University Press of Colorado
In Rewriting Maya Religion Garry Sparks examines the earliest religious documents composed by missionaries and native authors in the Americas, including a reconstruction of the first original, explicit Christian theology written in the Americas—the nearly 900-page Theologia Indorum (Theology for [or of] the Indians), initially written in Mayan languages by Friar Domingo de Vico by 1554. Sparks traces how the first Dominican missionaries to the Maya repurposed native religious ideas, myths, and rhetoric in their efforts to translate a Christianity and how, in this wake, K’iche’ Maya elites began to write their own religious texts, like the Popol Vuh. This ethnohistory of religion critically reexamines the role and value of indigenous authority during the early decades of first contact between a Native American people and Christian missionaries.
 
Centered on the specific work of Dominicans among the Highland Maya of Guatemala in the decades prior to the arrival of the Catholic Reformation in the late sixteenth century, the book focuses on the various understandings of religious analyses—Hispano-Catholic and Maya—and their strategic exchanges, reconfigurations, and resistance through competing efforts of religious translation. Sparks historically contextualizes Vico’s theological treatise within both the wider set of early literature in K’iche’an languages and the intellectual shifts between late medieval thought and early modernity, especially the competing theories of language, ethnography, and semiotics in the humanism of Spain and Mesoamerica at the time.
 
Thorough and original, Rewriting Maya Religion serves as an ethnohistorical frame for continued studies on Highland Maya religious symbols, discourse, practices, and logic dating back to the earliest documented evidence. It will be of great significance to scholars of religion, ethnohistory, linguistics, anthropology, and Latin American history.
 
‘Sparks is a gifted researcher who has done a great service to the profession in finding and reconstructing the Theologia Indorum. . . . This is a vitally important work for researchers in the field of Maya studies and comparative religion that will undoubtedly be cited for many years to come.’

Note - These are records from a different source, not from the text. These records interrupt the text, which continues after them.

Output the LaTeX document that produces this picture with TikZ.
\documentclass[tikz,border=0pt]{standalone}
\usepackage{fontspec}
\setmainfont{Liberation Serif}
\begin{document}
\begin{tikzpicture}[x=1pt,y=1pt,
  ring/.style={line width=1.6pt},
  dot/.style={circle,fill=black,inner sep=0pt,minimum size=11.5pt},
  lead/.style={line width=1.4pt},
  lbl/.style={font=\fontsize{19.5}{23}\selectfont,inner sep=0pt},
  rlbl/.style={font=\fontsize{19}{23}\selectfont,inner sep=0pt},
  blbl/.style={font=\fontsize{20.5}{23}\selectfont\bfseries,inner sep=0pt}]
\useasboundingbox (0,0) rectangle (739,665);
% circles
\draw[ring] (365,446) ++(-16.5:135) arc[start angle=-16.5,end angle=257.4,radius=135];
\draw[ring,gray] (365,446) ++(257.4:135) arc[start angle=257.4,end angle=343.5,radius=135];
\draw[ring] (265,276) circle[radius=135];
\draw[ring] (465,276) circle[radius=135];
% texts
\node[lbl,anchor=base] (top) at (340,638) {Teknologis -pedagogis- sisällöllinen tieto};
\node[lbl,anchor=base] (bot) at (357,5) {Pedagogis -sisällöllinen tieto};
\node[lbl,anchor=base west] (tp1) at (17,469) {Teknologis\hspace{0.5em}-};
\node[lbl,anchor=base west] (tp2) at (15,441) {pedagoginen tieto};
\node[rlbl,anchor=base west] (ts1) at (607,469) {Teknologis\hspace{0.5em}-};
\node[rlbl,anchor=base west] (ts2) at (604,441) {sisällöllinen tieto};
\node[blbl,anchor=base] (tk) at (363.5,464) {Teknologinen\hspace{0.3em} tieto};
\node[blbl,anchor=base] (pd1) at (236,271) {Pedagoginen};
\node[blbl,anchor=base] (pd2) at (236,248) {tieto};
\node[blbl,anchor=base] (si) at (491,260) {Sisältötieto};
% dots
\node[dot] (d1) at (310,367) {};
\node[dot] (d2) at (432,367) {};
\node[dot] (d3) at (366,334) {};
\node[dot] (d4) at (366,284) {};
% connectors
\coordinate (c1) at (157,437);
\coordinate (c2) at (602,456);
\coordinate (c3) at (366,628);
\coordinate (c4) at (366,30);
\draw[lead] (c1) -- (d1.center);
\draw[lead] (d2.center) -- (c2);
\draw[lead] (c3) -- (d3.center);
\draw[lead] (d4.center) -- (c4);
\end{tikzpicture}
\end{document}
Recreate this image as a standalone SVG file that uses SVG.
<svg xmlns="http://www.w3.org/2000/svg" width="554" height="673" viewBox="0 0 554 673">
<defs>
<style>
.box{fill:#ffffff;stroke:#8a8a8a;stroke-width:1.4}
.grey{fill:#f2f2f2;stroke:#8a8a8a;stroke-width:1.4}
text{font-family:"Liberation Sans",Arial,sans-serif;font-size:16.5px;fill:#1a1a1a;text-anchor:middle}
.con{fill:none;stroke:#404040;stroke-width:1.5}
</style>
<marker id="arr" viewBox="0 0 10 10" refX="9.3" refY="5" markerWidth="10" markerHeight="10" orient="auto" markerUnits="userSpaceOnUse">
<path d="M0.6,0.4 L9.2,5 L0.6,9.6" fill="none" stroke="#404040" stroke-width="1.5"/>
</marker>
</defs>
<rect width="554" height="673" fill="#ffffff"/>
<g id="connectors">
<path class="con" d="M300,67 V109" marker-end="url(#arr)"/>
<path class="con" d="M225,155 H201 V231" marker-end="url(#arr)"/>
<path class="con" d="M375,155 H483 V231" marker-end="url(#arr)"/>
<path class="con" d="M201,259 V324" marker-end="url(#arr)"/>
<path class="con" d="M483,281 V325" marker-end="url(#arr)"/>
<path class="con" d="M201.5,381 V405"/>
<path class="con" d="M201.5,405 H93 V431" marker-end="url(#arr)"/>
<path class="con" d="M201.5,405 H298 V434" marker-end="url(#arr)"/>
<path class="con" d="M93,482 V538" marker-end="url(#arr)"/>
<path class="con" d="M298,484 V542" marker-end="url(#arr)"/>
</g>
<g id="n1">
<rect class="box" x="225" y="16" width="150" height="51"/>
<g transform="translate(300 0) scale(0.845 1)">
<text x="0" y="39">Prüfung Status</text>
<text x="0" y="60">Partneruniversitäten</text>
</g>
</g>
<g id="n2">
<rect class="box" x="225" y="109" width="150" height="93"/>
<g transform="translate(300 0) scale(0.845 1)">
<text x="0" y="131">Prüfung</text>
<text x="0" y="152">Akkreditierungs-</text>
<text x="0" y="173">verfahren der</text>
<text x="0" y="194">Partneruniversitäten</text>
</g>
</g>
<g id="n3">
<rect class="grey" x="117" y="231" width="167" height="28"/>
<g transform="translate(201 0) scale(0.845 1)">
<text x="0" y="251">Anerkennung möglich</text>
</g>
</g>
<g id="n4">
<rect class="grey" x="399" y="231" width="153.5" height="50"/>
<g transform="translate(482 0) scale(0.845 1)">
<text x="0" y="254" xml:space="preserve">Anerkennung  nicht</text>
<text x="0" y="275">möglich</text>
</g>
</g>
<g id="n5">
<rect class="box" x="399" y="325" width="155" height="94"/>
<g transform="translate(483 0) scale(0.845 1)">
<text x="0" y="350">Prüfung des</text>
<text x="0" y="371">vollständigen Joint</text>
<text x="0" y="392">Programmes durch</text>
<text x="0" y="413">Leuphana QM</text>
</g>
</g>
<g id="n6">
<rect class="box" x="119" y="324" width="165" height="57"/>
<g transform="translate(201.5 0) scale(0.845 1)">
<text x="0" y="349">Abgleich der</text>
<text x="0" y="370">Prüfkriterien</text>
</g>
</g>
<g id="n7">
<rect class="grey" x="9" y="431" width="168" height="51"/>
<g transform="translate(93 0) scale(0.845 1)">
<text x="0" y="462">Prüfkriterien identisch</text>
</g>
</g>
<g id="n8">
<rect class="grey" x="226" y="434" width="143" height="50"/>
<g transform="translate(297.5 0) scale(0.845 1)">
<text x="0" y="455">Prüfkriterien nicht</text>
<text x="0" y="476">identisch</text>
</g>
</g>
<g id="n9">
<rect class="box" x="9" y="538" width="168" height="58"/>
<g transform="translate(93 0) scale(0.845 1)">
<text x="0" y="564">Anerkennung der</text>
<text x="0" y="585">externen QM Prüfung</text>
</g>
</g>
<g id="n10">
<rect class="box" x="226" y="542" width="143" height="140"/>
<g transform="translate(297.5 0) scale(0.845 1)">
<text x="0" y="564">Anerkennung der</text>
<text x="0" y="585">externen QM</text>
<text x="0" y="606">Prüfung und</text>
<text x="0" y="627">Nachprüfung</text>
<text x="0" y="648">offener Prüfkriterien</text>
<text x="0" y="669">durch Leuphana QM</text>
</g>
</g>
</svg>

—Allen Christenson, Brigham Young University
 
‘An important and nuanced contribution to the fields of Mesoamerican, Maya, and K’iche’an studies.’

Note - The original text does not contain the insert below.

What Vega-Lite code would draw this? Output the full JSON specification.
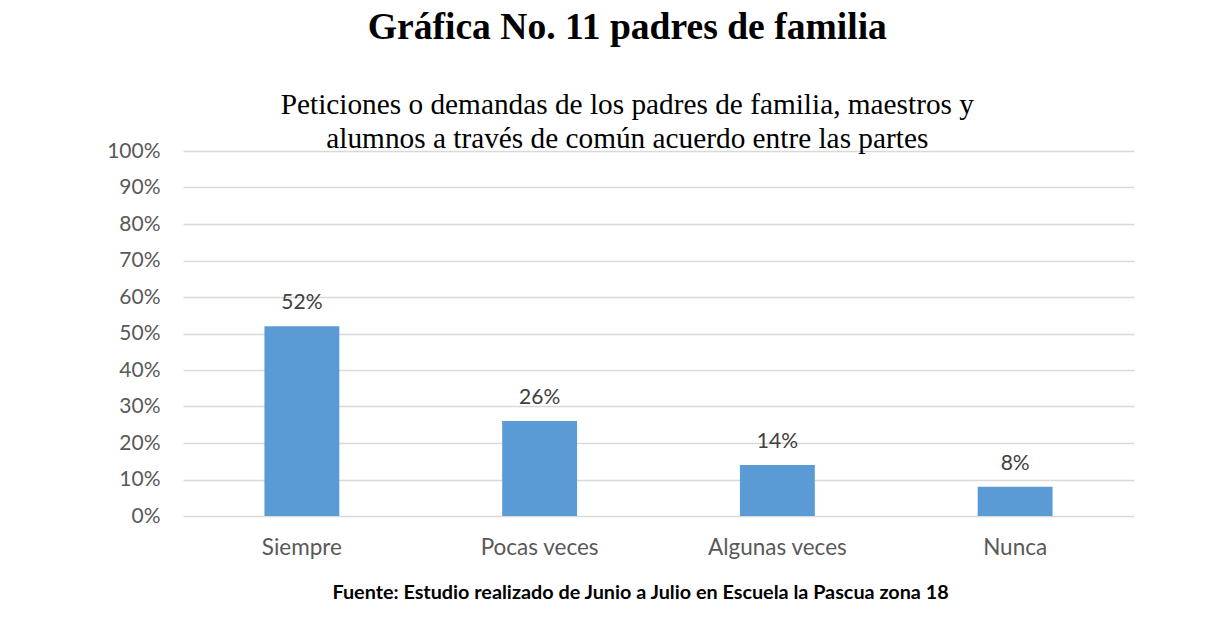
{
  "$schema": "https://vega.github.io/schema/vega-lite/v6.json",
  "width": 951,
  "height": 365,
  "autosize": {"type": "none"},
  "padding": {"left": 183, "top": 151, "right": 86, "bottom": 122},
  "background": "white",
  "title": {
    "text": "Gráfica No. 11 padres de familia",
    "subtitle": ["Peticiones o demandas de los padres de familia, maestros y", "alumnos a través de común acuerdo entre las partes"],
    "font": "Liberation Serif",
    "fontSize": 37.6,
    "fontWeight": "bold",
    "color": "#000000",
    "subtitleFont": "Liberation Serif",
    "subtitleFontSize": 29.3,
    "subtitleColor": "#000000",
    "subtitleLineHeight": 34,
    "subtitlePadding": 44,
    "anchor": "middle",
    "frame": "bounds",
    "dx": 7,
    "offset": -14
  },
  "data": {
    "values": [
      {"categoria": "Siempre", "porcentaje": 0.52},
      {"categoria": "Pocas veces", "porcentaje": 0.26},
      {"categoria": "Algunas veces", "porcentaje": 0.14},
      {"categoria": "Nunca", "porcentaje": 0.08}
    ]
  },
  "encoding": {
    "x": {
      "field": "categoria",
      "type": "nominal",
      "sort": null,
      "scale": {"paddingInner": 0.685, "paddingOuter": 0.3425},
      "axis": {
        "title": "Fuente: Estudio realizado de Junio a Julio en Escuela la Pascua zona 18",
        "titleFont": "Lato",
        "titleFontSize": 19.8,
        "titleFontWeight": "bold",
        "titleColor": "#000000",
        "titleX": 457,
        "titleY": 82,
        "titleBaseline": "alphabetic",
        "titleAlign": "center",
        "labelAngle": 0,
        "labelFont": "Lato",
        "labelFontSize": 22.5,
        "labelColor": "#595959",
        "labelPadding": 20,
        "ticks": false,
        "tickSize": 0,
        "domain": false,
        "grid": false
      }
    },
    "y": {
      "field": "porcentaje",
      "type": "quantitative",
      "scale": {"domain": [0, 1]},
      "axis": {
        "title": null,
        "format": ".0%",
        "values": [0, 0.1, 0.2, 0.3, 0.4, 0.5, 0.6, 0.7, 0.8, 0.9, 1],
        "labelFont": "Lato",
        "labelFontSize": 21,
        "labelColor": "#595959",
        "labelPadding": 23,
        "ticks": false,
        "tickSize": 0,
        "domain": false,
        "grid": true,
        "gridColor": "#d9d9d9",
        "gridWidth": 1.3
      }
    }
  },
  "layer": [
    {"mark": {"type": "bar", "color": "#5b9bd5"}},
    {
      "mark": {"type": "text", "font": "Lato", "fontSize": 21, "color": "#404040", "baseline": "alphabetic", "dy": -17},
      "encoding": {"text": {"field": "porcentaje", "type": "quantitative", "format": ".0%"}}
    }
  ],
  "config": {"view": {"stroke": null}}
}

—Owen Jones, Southeast Missouri State University
 
'Sparks provides a meticulous close reading of the Theologia Indorum, a two-volume religious treatise composed in the K’iche’ Maya language of highland Guatemala by Domingo de Vico, a Spanish Dominican friar, in 1553–54. . . Summing Up: Recommended.'
CHOICE
'Sparks’ well-written book offers an immense amount of information on Hispanic Catholic and Highland Mayan religious thought, ritual, and cultural practices as well as new insights in the production and communication of knowledge. . . All this makes Rewriting Maya Religion a truly fascinating reading.'
International Journal of Latin American Religions
'Sparks’s work offers various new proposals for scholarly debate, and reveals even more the significant role of the Theologia Indorum and its composers while exemplifying the importance of considering locality, various European and Indigenous influences, and intertextuality in the study of colonial religion.
Latin American Antiquity

‘This is a fascinating, detailed, and insightful work that will be of particular interest to a scholarly audience, as it deepens our knowledge of understudied highland Maya writings and the early evangelization process in Guatemala.’
—Hispanic American Historical Review
'Sparks offers an engrossing and thought-provoking work, constituted in equal measure by a deep understanding of theology, history, philosophy, and culture at a time of great change'
The Americas

‘An interesting contribution both to our understanding of the Highland Maya culture of the sixteenth century and the history of the mendicant orders, their theologies, and their missionary activities in the Americas.’

—Religious Studies Review
Garry G. Sparks is associate professor of religious studies at George Mason University. He is the principal author of The Americas’ First Theologies and serves on the editorial board of the International Journal of Latin American Religions.